***** DATA PROVIDED
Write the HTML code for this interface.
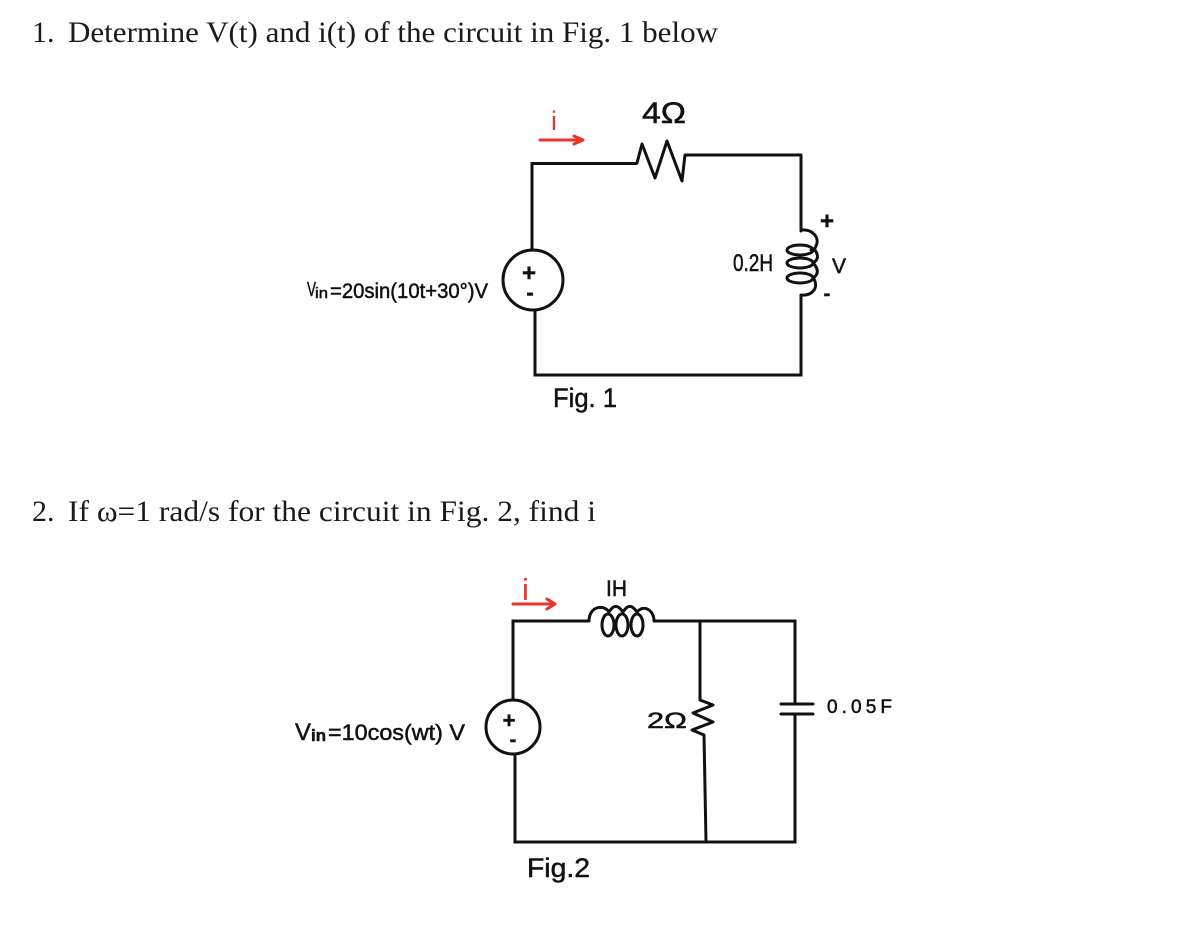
<!DOCTYPE html>
<html><head><meta charset="utf-8"><style>
html,body{margin:0;padding:0;background:#fff;width:1180px;height:940px;overflow:hidden}
svg{display:block}
.h{font-family:"Liberation Serif",serif;font-size:30px;fill:#1a1a1a}
.w{font-family:"Liberation Sans",sans-serif;fill:#111;stroke:#111;stroke-width:.5px}
.l{fill:none;stroke:#111;stroke-width:3;stroke-linejoin:miter}
.c{fill:none;stroke:#111;stroke-width:3;stroke-linecap:round;stroke-linejoin:round}
.r{fill:none;stroke:#e8352c;stroke-width:3;stroke-linecap:round;stroke-linejoin:round}
.d{filter:blur(.35px)}
</style></head><body>
<svg width="1180" height="940" viewBox="0 0 1180 940" xmlns="http://www.w3.org/2000/svg">
<text class="h" x="32" y="42">1.</text>
<text class="h" x="68" y="42" textLength="650" lengthAdjust="spacingAndGlyphs">Determine V(t) and i(t) of the circuit in Fig. 1 below</text>
<text class="h" x="32" y="521">2.</text>
<text class="h" x="68" y="521" textLength="528" lengthAdjust="spacingAndGlyphs">If ω=1 rad/s for the circuit in Fig. 2, find i</text>
<g class="d">
<!-- Fig 1 -->
<path class="l" d="M532 250V163.500H637"/>
<path class="c" d="M637 163L642 144L655 178L667 141L682 181L685 155H801V231"/>
<path class="c" d="M801 230C813 229 820 238 816 246C815 249 813 250 811 250M815 250C819 256 818 260 813 263M814 264C819 270 818 275 813 278M814 279C819 288 812 296 801 295"/>
<ellipse class="c" cx="800" cy="250" rx="13" ry="5"/>
<ellipse class="c" cx="800" cy="263" rx="13" ry="5"/>
<ellipse class="c" cx="800" cy="278" rx="13" ry="5"/>
<path class="l" d="M801 294V375H535V310"/>
<circle class="l" cx="533" cy="280" r="30"/>
<text class="w" x="529" y="281" font-size="24" font-weight="bold" text-anchor="middle">+</text>
<text class="w" x="530" y="300" font-size="22" font-weight="bold" text-anchor="middle">-</text>
<text class="w" x="307" y="296" font-size="20" textLength="9" lengthAdjust="spacingAndGlyphs">V</text>
<text class="w" x="315" y="298" font-size="15" textLength="13" lengthAdjust="spacingAndGlyphs">in</text>
<text class="w" x="330" y="298" font-size="21" textLength="158" lengthAdjust="spacingAndGlyphs">=20sin(10t+30°)V</text>
<text x="551" y="130" font-family="Liberation Sans,sans-serif" font-size="27" fill="#e8352c">i</text>
<path class="r" d="M540 140H582M574 136L583 140L574 144"/>
<text class="w" x="642" y="123" font-size="30" textLength="44" lengthAdjust="spacingAndGlyphs">4Ω</text>
<text class="w" x="733" y="271" font-size="24" textLength="40" lengthAdjust="spacingAndGlyphs">0.2H</text>
<text class="w" x="827" y="229" font-size="24" font-weight="bold" text-anchor="middle">+</text>
<text class="w" x="832" y="273" font-size="21">V</text>
<text class="w" x="827" y="300" font-size="20" font-weight="bold" text-anchor="middle">-</text>
<text class="w" x="553" y="407" font-size="27" textLength="64" lengthAdjust="spacingAndGlyphs">Fig. 1</text>
<!-- Fig 2 -->
<path class="l" d="M513 700V621H589"/>
<path class="c" d="M589 621C589 606 604 604 609 612C614 604 618 605 623 612C628 604 632 605 637 612C644 604 654 610 654 621"/>
<ellipse class="c" cx="608" cy="625" rx="6" ry="11"/>
<ellipse class="c" cx="622" cy="625" rx="6" ry="11"/>
<ellipse class="c" cx="637" cy="625" rx="6" ry="11"/>
<path class="l" d="M654 621H795V704M795 714V842H515V754"/>
<path class="l" d="M700 621V700"/>
<path class="c" d="M700 700L713 705L693 713L713 722L692 730L704 735L706 841"/>
<path class="c" d="M781 704H813M781 714H813"/>
<circle class="l" cx="513" cy="727" r="27"/>
<text class="w" x="509" y="728" font-size="22" font-weight="bold" text-anchor="middle">+</text>
<text class="w" x="513" y="746" font-size="20" font-weight="bold" text-anchor="middle">-</text>
<text class="w" x="295" y="740" font-size="24" textLength="16" lengthAdjust="spacingAndGlyphs">V</text>
<text class="w" x="311" y="741" font-size="17" font-weight="bold" textLength="15" lengthAdjust="spacingAndGlyphs">in</text>
<text class="w" x="328" y="740" font-size="22" textLength="137" lengthAdjust="spacingAndGlyphs">=10cos(wt) V</text>
<text x="522" y="600" font-family="Liberation Sans,sans-serif" font-size="31" fill="#e8352c">i</text>
<path class="r" d="M513 604H555M547 599L555 604L547 609"/>
<text class="w" x="606" y="596" font-size="22" textLength="21" lengthAdjust="spacingAndGlyphs">IH</text>
<text class="w" x="647" y="728" font-size="22" textLength="40" lengthAdjust="spacingAndGlyphs">2Ω</text>
<text class="w" x="827" y="713" font-size="19" textLength="65" lengthAdjust="spacing">0.05F</text>
<text class="w" x="527" y="877" font-size="27" textLength="63" lengthAdjust="spacingAndGlyphs">Fig.2</text>
</g>
</svg>
</body></html>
**********
__GIVEN REQUEST__.
The material above holds pictures; copy everything else in it exactly.

__TASK SOLUTION__.
Write the HTML code for this interface.
<!DOCTYPE html>
<html><head><meta charset="utf-8"><style>
html,body{margin:0;padding:0;background:#fff;width:1180px;height:940px;overflow:hidden}
svg{display:block}
.h{font-family:"Liberation Serif",serif;font-size:30px;fill:#1a1a1a}
.w{font-family:"Liberation Sans",sans-serif;fill:#111;stroke:#111;stroke-width:.5px}
.l{fill:none;stroke:#111;stroke-width:3;stroke-linejoin:miter}
.c{fill:none;stroke:#111;stroke-width:3;stroke-linecap:round;stroke-linejoin:round}
.r{fill:none;stroke:#e8352c;stroke-width:3;stroke-linecap:round;stroke-linejoin:round}
.d{filter:blur(.35px)}
</style></head><body>
<svg width="1180" height="940" viewBox="0 0 1180 940" xmlns="http://www.w3.org/2000/svg">
<text class="h" x="32" y="42">1.</text>
<text class="h" x="68" y="42" textLength="650" lengthAdjust="spacingAndGlyphs">Determine V(t) and i(t) of the circuit in Fig. 1 below</text>
<text class="h" x="32" y="521">2.</text>
<text class="h" x="68" y="521" textLength="528" lengthAdjust="spacingAndGlyphs">If ω=1 rad/s for the circuit in Fig. 2, find i</text>
<g class="d">
<!-- Fig 1 -->
<path class="l" d="M532 250V163.500H637"/>
<path class="c" d="M637 163L642 144L655 178L667 141L682 181L685 155H801V231"/>
<path class="c" d="M801 230C813 229 820 238 816 246C815 249 813 250 811 250M815 250C819 256 818 260 813 263M814 264C819 270 818 275 813 278M814 279C819 288 812 296 801 295"/>
<ellipse class="c" cx="800" cy="250" rx="13" ry="5"/>
<ellipse class="c" cx="800" cy="263" rx="13" ry="5"/>
<ellipse class="c" cx="800" cy="278" rx="13" ry="5"/>
<path class="l" d="M801 294V375H535V310"/>
<circle class="l" cx="533" cy="280" r="30"/>
<text class="w" x="529" y="281" font-size="24" font-weight="bold" text-anchor="middle">+</text>
<text class="w" x="530" y="300" font-size="22" font-weight="bold" text-anchor="middle">-</text>
<text class="w" x="307" y="296" font-size="20" textLength="9" lengthAdjust="spacingAndGlyphs">V</text>
<text class="w" x="315" y="298" font-size="15" textLength="13" lengthAdjust="spacingAndGlyphs">in</text>
<text class="w" x="330" y="298" font-size="21" textLength="158" lengthAdjust="spacingAndGlyphs">=20sin(10t+30°)V</text>
<text x="551" y="130" font-family="Liberation Sans,sans-serif" font-size="27" fill="#e8352c">i</text>
<path class="r" d="M540 140H582M574 136L583 140L574 144"/>
<text class="w" x="642" y="123" font-size="30" textLength="44" lengthAdjust="spacingAndGlyphs">4Ω</text>
<text class="w" x="733" y="271" font-size="24" textLength="40" lengthAdjust="spacingAndGlyphs">0.2H</text>
<text class="w" x="827" y="229" font-size="24" font-weight="bold" text-anchor="middle">+</text>
<text class="w" x="832" y="273" font-size="21">V</text>
<text class="w" x="827" y="300" font-size="20" font-weight="bold" text-anchor="middle">-</text>
<text class="w" x="553" y="407" font-size="27" textLength="64" lengthAdjust="spacingAndGlyphs">Fig. 1</text>
<!-- Fig 2 -->
<path class="l" d="M513 700V621H589"/>
<path class="c" d="M589 621C589 606 604 604 609 612C614 604 618 605 623 612C628 604 632 605 637 612C644 604 654 610 654 621"/>
<ellipse class="c" cx="608" cy="625" rx="6" ry="11"/>
<ellipse class="c" cx="622" cy="625" rx="6" ry="11"/>
<ellipse class="c" cx="637" cy="625" rx="6" ry="11"/>
<path class="l" d="M654 621H795V704M795 714V842H515V754"/>
<path class="l" d="M700 621V700"/>
<path class="c" d="M700 700L713 705L693 713L713 722L692 730L704 735L706 841"/>
<path class="c" d="M781 704H813M781 714H813"/>
<circle class="l" cx="513" cy="727" r="27"/>
<text class="w" x="509" y="728" font-size="22" font-weight="bold" text-anchor="middle">+</text>
<text class="w" x="513" y="746" font-size="20" font-weight="bold" text-anchor="middle">-</text>
<text class="w" x="295" y="740" font-size="24" textLength="16" lengthAdjust="spacingAndGlyphs">V</text>
<text class="w" x="311" y="741" font-size="17" font-weight="bold" textLength="15" lengthAdjust="spacingAndGlyphs">in</text>
<text class="w" x="328" y="740" font-size="22" textLength="137" lengthAdjust="spacingAndGlyphs">=10cos(wt) V</text>
<text x="522" y="600" font-family="Liberation Sans,sans-serif" font-size="31" fill="#e8352c">i</text>
<path class="r" d="M513 604H555M547 599L555 604L547 609"/>
<text class="w" x="606" y="596" font-size="22" textLength="21" lengthAdjust="spacingAndGlyphs">IH</text>
<text class="w" x="647" y="728" font-size="22" textLength="40" lengthAdjust="spacingAndGlyphs">2Ω</text>
<text class="w" x="827" y="713" font-size="19" textLength="65" lengthAdjust="spacing">0.05F</text>
<text class="w" x="527" y="877" font-size="27" textLength="63" lengthAdjust="spacingAndGlyphs">Fig.2</text>
</g>
</svg>
</body></html>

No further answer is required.